→ Dataset extract:
==============================

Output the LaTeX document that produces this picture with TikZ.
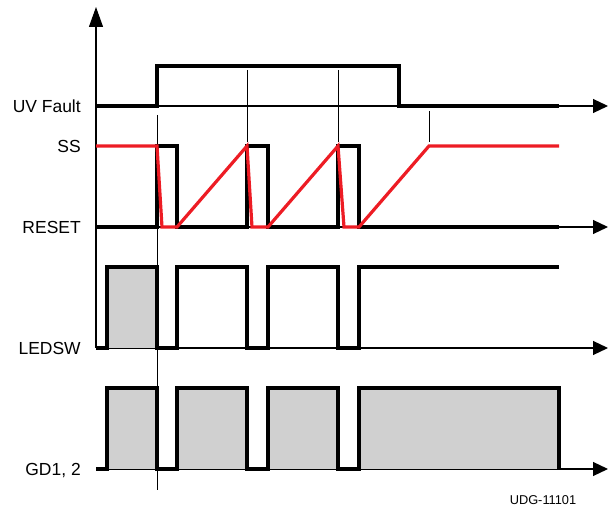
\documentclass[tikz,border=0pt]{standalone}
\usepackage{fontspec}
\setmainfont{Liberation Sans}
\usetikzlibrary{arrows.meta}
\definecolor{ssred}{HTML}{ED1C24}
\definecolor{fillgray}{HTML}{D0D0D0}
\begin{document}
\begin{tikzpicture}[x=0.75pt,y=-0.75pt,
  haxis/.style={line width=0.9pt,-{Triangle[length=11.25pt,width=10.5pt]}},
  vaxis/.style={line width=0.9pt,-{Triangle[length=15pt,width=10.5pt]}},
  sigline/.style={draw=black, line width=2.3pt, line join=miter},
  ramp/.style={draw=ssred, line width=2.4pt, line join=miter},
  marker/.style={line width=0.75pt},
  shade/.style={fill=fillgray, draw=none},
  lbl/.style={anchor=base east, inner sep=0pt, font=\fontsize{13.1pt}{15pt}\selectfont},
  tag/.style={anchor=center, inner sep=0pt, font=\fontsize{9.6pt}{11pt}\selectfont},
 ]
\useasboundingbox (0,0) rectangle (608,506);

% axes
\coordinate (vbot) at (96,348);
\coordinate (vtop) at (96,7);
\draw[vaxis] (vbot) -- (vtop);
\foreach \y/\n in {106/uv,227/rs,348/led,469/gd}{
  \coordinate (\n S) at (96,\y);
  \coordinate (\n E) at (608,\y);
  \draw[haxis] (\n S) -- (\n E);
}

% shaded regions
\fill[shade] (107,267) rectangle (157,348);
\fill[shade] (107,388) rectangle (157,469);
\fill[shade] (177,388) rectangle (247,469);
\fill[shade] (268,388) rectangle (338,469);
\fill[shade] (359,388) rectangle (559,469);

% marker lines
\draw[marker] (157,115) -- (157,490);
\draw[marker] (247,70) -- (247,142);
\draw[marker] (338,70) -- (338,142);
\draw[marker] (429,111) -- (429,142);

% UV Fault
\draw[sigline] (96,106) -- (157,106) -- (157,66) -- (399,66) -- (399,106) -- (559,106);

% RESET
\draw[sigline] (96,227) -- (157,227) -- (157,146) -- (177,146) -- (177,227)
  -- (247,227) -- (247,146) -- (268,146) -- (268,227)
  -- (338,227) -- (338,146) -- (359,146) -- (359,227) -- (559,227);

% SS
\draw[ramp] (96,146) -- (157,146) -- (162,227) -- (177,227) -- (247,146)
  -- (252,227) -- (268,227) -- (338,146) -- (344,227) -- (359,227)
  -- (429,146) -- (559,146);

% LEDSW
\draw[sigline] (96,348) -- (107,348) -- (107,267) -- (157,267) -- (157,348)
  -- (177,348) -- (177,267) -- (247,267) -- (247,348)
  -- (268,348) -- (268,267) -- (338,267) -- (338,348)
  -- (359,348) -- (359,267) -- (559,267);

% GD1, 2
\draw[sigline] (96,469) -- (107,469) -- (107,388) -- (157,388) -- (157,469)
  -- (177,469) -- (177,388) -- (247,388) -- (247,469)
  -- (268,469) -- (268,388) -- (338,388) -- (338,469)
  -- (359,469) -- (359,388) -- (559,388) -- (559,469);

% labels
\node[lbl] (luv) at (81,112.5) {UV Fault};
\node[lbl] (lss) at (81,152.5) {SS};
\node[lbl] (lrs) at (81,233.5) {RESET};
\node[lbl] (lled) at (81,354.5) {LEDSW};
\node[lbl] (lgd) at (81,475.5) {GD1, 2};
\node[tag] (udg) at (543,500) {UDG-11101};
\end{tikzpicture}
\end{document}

==============================

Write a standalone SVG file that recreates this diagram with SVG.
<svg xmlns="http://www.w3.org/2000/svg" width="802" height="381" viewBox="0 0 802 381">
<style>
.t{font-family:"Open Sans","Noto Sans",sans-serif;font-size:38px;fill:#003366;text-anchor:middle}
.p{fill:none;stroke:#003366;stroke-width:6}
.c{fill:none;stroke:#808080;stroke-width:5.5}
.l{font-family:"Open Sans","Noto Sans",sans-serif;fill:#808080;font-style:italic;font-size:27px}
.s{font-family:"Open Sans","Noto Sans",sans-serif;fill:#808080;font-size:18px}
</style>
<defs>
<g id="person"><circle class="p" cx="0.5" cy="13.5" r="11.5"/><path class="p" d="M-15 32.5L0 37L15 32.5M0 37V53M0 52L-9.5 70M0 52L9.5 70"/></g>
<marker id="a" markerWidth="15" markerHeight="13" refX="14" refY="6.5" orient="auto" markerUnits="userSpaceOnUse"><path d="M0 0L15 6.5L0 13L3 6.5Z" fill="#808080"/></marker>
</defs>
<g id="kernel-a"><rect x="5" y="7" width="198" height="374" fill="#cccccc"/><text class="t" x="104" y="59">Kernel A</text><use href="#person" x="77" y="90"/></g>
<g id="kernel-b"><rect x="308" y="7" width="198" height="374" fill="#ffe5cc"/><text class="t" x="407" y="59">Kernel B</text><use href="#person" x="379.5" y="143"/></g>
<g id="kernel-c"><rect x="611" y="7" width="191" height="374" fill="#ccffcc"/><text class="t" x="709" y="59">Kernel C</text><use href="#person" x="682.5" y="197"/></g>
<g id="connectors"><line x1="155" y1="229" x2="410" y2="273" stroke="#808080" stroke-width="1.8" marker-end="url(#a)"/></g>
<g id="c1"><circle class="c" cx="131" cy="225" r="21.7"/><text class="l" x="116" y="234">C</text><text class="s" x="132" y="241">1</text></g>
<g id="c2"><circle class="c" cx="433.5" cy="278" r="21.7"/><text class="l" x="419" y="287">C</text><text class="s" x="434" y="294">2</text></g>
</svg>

==============================

→ Description of the task: Using the records above, select and copy every line that has the word "with".

→ Response to this task:
Output the LaTeX document that produces this picture with TikZ.
Write a standalone SVG file that recreates this diagram with SVG.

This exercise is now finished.